Llegar a nuestro querido Tamalameque es, a más de una obligación con nuestra Patria Chica, es un acto de cariño por nuestros ancestros, una reconciliación con nuestra cultura vernácula, un reencuentro con nuestra historia común y un acto de fe con el pueblo que nos vio nacer y nos cobijó desinteresado y amoroso durante la niñez y en otras etapas de nuestra vida.

     Hasta ahí la historia es común a la mayoría de los tamalamequeros, no a todos, pues de que hay excepciones, las hay, pero ese es un tema que trataré después. A lo que quiero referirme hoy es al cosquilleo incesante que uno siente en el estómago, cuando decide tomar un descanso en Tamalameque, pues no sabemos que tiene este pueblo, que jala al nativo en esa forma misteriosa, que parece que un imán le atrajera hacia él. La sensación que uno siente cuando sale del lugar de residencia, sea cual fuere, y se encamina a Tamalameque es indescriptible, conozco de casos que conducen vehículos las 24 horas completas sin ningún descanso y muy pocas paradas con el fin de llegar rápido a nuestros lares familiares, a nuestra heredad.

    Pero lo verdaderamente curioso lo sientes cuando llegas al Burro y tomas el ramal nacional adentrándote a ese lugar cercano a nuestras querencias, lo que sientes cuando pasas Palestina y empiezas a ver las sabanas y sobre todo los tacanes o comejeneras que adornan el paisaje como fantasmales estatuas hechas de lodo por una cultura extraterrestre y cuando llegas a la curva donde se desprende el ramal de Antequera y alcanzas a columbrar a la distancia el cerro Barco haciendo compañía a nuestro Tanque del acueducto enmarcados con un fondo de nubes tornasoladas y un sol rojizo en los estertores de la tarde que declina. Ahí tu corazón palpita de manera alegre, golpeando tu pecho con un ritmo nuevo, como anunciando a todo tu organismo la inminente llegada a tu hogar y al reencuentro con los tuyos.

    Pero, ¡ay!
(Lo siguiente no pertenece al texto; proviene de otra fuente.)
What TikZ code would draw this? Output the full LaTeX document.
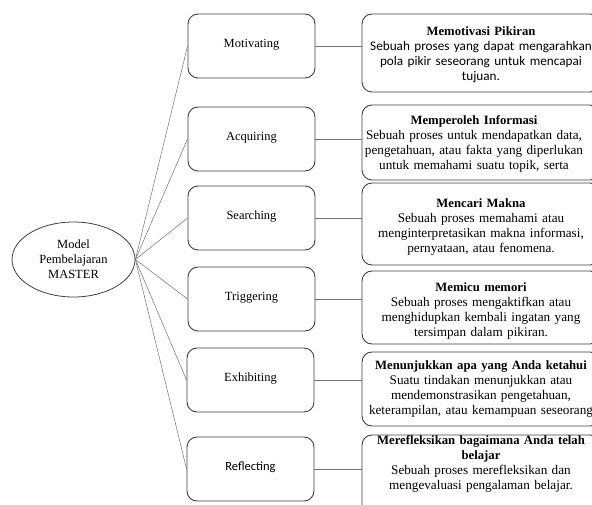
\documentclass[tikz,border=0pt]{standalone}
\usepackage{fontspec}
\setmainfont{Liberation Serif}
\newfontfamily\calibri{Carlito}
\usetikzlibrary{shapes.geometric}
\newcommand{\boxtitle}[1]{{\fontsize{12.7}{15}\selectfont\textbf{#1}}}

\begin{document}
\begin{tikzpicture}[x=1pt, y=-1pt,
        model/.style={ellipse, draw=black!75, line width=0.8pt, minimum width=123pt, minimum height=75pt, inner sep=0pt, align=center},
        stage_box/.style={draw=black!75, line width=0.9pt, rounded corners=10pt, minimum width=127pt, minimum height=64pt, inner sep=0pt, text depth=6pt},
        detail_box/.style={draw=black!75, line width=0.9pt, rounded corners=10pt, minimum width=238pt, inner sep=0pt},
        detail_text/.style={text width=240pt, align=center, inner sep=0pt, font=\fontsize{13.2}{15}\selectfont},
        link/.style={black!55, line width=0.5pt}
    ]
        \useasboundingbox (0,0) rectangle (592,505);
        \clip (0,0) rectangle (592,505);
        \fontsize{12.5}{15}\selectfont

        \node[model] (master) at (73.5, 259.5) {Model\\Pembelajaran\\MASTER};

        \node[stage_box] (m1) at (251.5, 46) {Motivating};
        \node[stage_box] (m2) at (251.5, 139) {Acquiring};
        \node[stage_box] (m3) at (251.5, 218) {Searching};
        \node[stage_box] (m4) at (251.5, 299) {Triggering};
        \node[stage_box] (m5) at (250.5, 380) {Exhibiting};
        \node[stage_box] (m6) at (250.5, 469) {\calibri Reflecting};

        \node[detail_box, minimum height=78pt] (r1) at (481, 53) {};
        \node[detail_box, minimum height=75pt] (r2) at (481, 142.5) {};
        \node[detail_box, minimum height=82pt] (r3) at (481, 224) {};
        \node[detail_box, minimum height=73pt] (r4) at (481, 307.5) {};
        \node[detail_box, minimum height=74pt] (r5) at (481, 389) {};
        \node[detail_box, minimum height=90pt] (r6) at (481, 480) {};

        \node[detail_text] (t1) at (481, 55) {\boxtitle{Memotivasi Pikiran}\\{\calibri Sebuah proses yang dapat mengarahkan}\\{\calibri pola pikir seseorang untuk mencapai}\\{\calibri tujuan.}};
        \node[detail_text] (t2) at (474, 143.5) {\boxtitle{Memperoleh Informasi}\\Sebuah proses untuk mendapatkan data,\\pengetahuan, atau fakta yang diperlukan\\untuk memahami suatu topik, serta};
        \node[detail_text] (t3) at (481, 227.5) {\boxtitle{Mencari Makna}\\Sebuah proses memahami atau\\menginterpretasikan makna informasi,\\pernyataan, atau fenomena.};
        \node[detail_text] (t4) at (481, 310.5) {\boxtitle{Memicu memori}\\Sebuah proses mengaktifkan atau\\menghidupkan kembali ingatan yang\\tersimpan dalam pikiran.};
        \node[detail_text] (t5) at (481, 389.5) {\boxtitle{Menunjukkan apa yang Anda ketahui}\\Suatu tindakan menunjukkan atau\\mendemonstrasikan pengetahuan,\\keterampilan, atau kemampuan seseorang};
        \node[detail_text] (t6) at (481, 464) {\boxtitle{Merefleksikan bagaimana Anda telah}\\\boxtitle{belajar}\\Sebuah proses merefleksikan dan\\mengevaluasi pengalaman belajar.};

        \foreach \i in {1,...,6} {
            \draw[link] (master.east) -- (m\i.west);
            \draw[link] (m\i.east) -- (m\i.east -| r\i.west);
        }
    \end{tikzpicture}
\end{document}
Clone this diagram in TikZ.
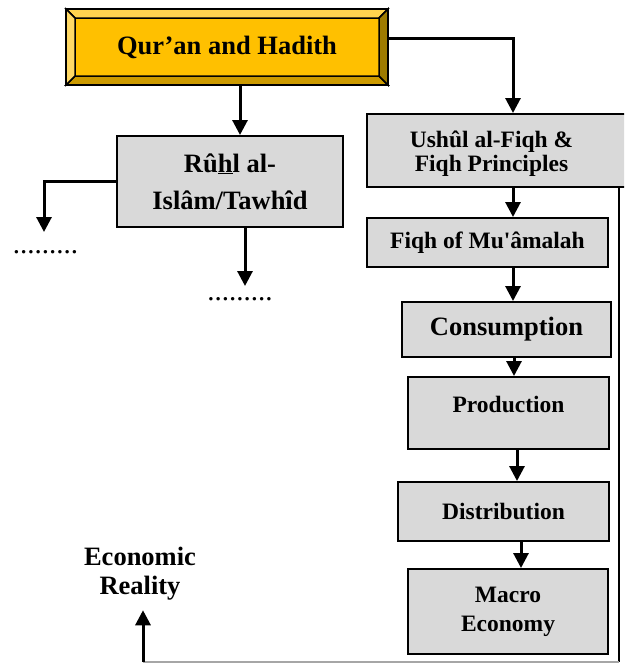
\documentclass[tikz,border=0pt]{standalone}
\usepackage{fontspec}
\setmainfont{Liberation Serif}
\usetikzlibrary{arrows.meta}
\definecolor{boxgray}{HTML}{D9D9D9}
\definecolor{gold}{HTML}{FFC000}
\definecolor{goldtop}{HTML}{FFD34F}
\definecolor{goldleft}{HTML}{FFD966}
\definecolor{goldright}{HTML}{9E7B00}
\definecolor{goldbottom}{HTML}{CC9A00}
\newcommand{\bigtxt}{\fontsize{26.5}{30}\selectfont\bfseries}
\newcommand{\smalltxt}{\fontsize{23.5}{24}\selectfont\bfseries}
\newcommand{\dottxt}{\fontsize{29}{30}\selectfont}

\begin{document}
\begin{tikzpicture}[x=1pt,y=-1pt,
  greybox/.style={draw,line width=2pt,fill=boxgray,inner sep=0pt},
  arr/.style={line width=3pt,-{Triangle[width=15pt,length=15pt]}},
  bevel/.style={line width=1.5pt}]
\useasboundingbox (0,0) rectangle (624,664);
\clip (0,0) rectangle (624,664);

% source box
\node[draw,line width=2pt,fill=gold,minimum width=320pt,minimum height=74pt,inner sep=0pt,font=\bigtxt] (quran) at (227,47) {Qur’an and Hadith};
\filldraw[bevel,fill=goldtop] (quran.north west) -- (quran.north east) -- ([shift={(-9,9)}]quran.north east) -- ([shift={(9,9)}]quran.north west) -- cycle;
\filldraw[bevel,fill=goldbottom] (quran.south west) -- (quran.south east) -- ([shift={(-9,-9)}]quran.south east) -- ([shift={(9,-9)}]quran.south west) -- cycle;
\filldraw[bevel,fill=goldleft] (quran.north west) -- ([shift={(9,9)}]quran.north west) -- ([shift={(9,-9)}]quran.south west) -- (quran.south west) -- cycle;
\filldraw[bevel,fill=goldright] (quran.north east) -- ([shift={(-9,9)}]quran.north east) -- ([shift={(-9,-9)}]quran.south east) -- (quran.south east) -- cycle;
\draw[line width=2pt] (quran.north west) rectangle (quran.south east);

\node[greybox,minimum width=226pt,minimum height=91pt,align=center,font={\fontsize{26.5}{37}\selectfont\bfseries}] (ruh) at (230,181.5) {Rû\underline{h}l al-\\Islâm/Tawhîd};
\node[greybox,minimum width=273pt,minimum height=73pt,font=\smalltxt] (ushul) at (503.5,150.5) {\begin{tabular}{@{}c@{}}Ushûl al-Fiqh \&\\Fiqh Principles\\[-9pt]\end{tabular}\hspace*{24pt}};
\node[greybox,minimum width=241pt,minimum height=49pt,font=\smalltxt] (fiqh) at (487.5,242.5) {Fiqh of Mu\textquotesingle âmalah};
\node[greybox,minimum width=209pt,minimum height=55pt,font=\bigtxt] (cons) at (506.5,329.5) {Consumption};
\node[greybox,minimum width=201pt,minimum height=72pt,text depth=18pt,font=\smalltxt] (prod) at (508.5,413) {Production};
\node[greybox,minimum width=211pt,minimum height=59pt,font=\smalltxt] (dist) at (503.5,511.5) {Distribution};
\node[greybox,minimum width=200pt,minimum height=85pt,align=center,font={\fontsize{23.5}{29}\selectfont\bfseries}] (macro) at (508,611.5) {Macro\\Economy};
\node[inner xsep=0pt,inner ysep=10pt,align=center,font={\fontsize{26.5}{29}\selectfont\bfseries}] (econ) at (140,573.5) {Economic\\Reality};

\node[anchor=base,inner sep=0pt,font=\dottxt] (dotsl) at (45.5,253) {.........};
\node[anchor=base,inner sep=0pt,font=\dottxt] (dotsc) at (240,300) {.........};
\coordinate (lefttip) at (44,232);
\coordinate (downtip) at (245,286);
\coordinate (corner) at (619,662);
\coordinate (foot) at (143,662);

\draw[arr] (quran.south -| 240,0) -- (ruh.north -| 240,0);
\draw[arr] (quran.east |- 0,38) -| (ushul.north -| 513,0);
\draw[arr] (ruh.west) -| (lefttip);
\draw[arr] (ruh.south -| downtip) -- (downtip);
\foreach \a/\b/\x in {ushul/fiqh/513,fiqh/cons/513,cons/prod/514,prod/dist/517,dist/macro/521}
  \draw[arr] (\a.south -| \x,0) -- (\b.north -| \x,0);

\draw[line width=1.5pt] (ushul.south -| corner) -- (corner);
\draw[line width=1.5pt,gray!70] (corner) -- (foot);
\draw[arr] (foot) -- (foot |- econ.south);
\end{tikzpicture}
\end{document}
En estos momentos, llegar al Burro es desolador, pues si llegas sábado o domingo no encuentras carros que te traigan y tienes que sufrir el desespero de estarte ahí, a 17 kilómetros de tu hogar, detenido por la falta de transporte y si lo hay y tienes suerte debes esperar a que lleguen por lo menos 8 pasajeros más para que te traigan, mientras la desazón y la rabia te corroe por dentro. Claro ahí están unos cinco o seis muchachos con sus motos brindándote la oportunidad de traerte a volandas en sus raudas motos por la módica suma de cinco mil pesos.

    Si tienes las agallas suficientes y te aventuras a montarte en las motos, si eres mujer vienes agarrada a la cintura del motorista con la cara pegada a su espalda para evitar que la brisa hiera tus ojos y las lágrimas incontenibles no dañen tu maquillaje y te presentes a tu pueblo desaliñada. Si eres hombre, por pena no abrazas al motorista si no que te aferras a la parrilla trasera de la moto con los brazos hacia atrás en un acto desesperado de no caer. En fin, te pierdes el gusto de saborear el paisaje, los tacanes, el cerro Barco, el acueducto y las enhiestas palmeras de cocotero que cobijan a Tamalameque con sus penachos agitados por la brisa cálida que viene de la sabana. Llegas tenso, sudoroso, lleno de tierra y con algunas magulladuras que te han producido los saltos en la odisea a campo traviesa que has hecho en los 17 kilómetros sobre la moto.

     Llegas a tu pueblo y debes recibir el abrazo de los tuyos con pena pues llegaste sudoroso lleno de polvo, con el vestido sucio, pero gracias a Dios sano y salvo, con el equipaje magullado y descosida las costuras de tu maletín, pero entero y en tu casa al lado de los que te quieren. Pero vale la pena ¡Carajo!, estas en Tamalameque y ya eso de por si es un acontecimiento, por eso soy mequero. ¡Que viva Meque!.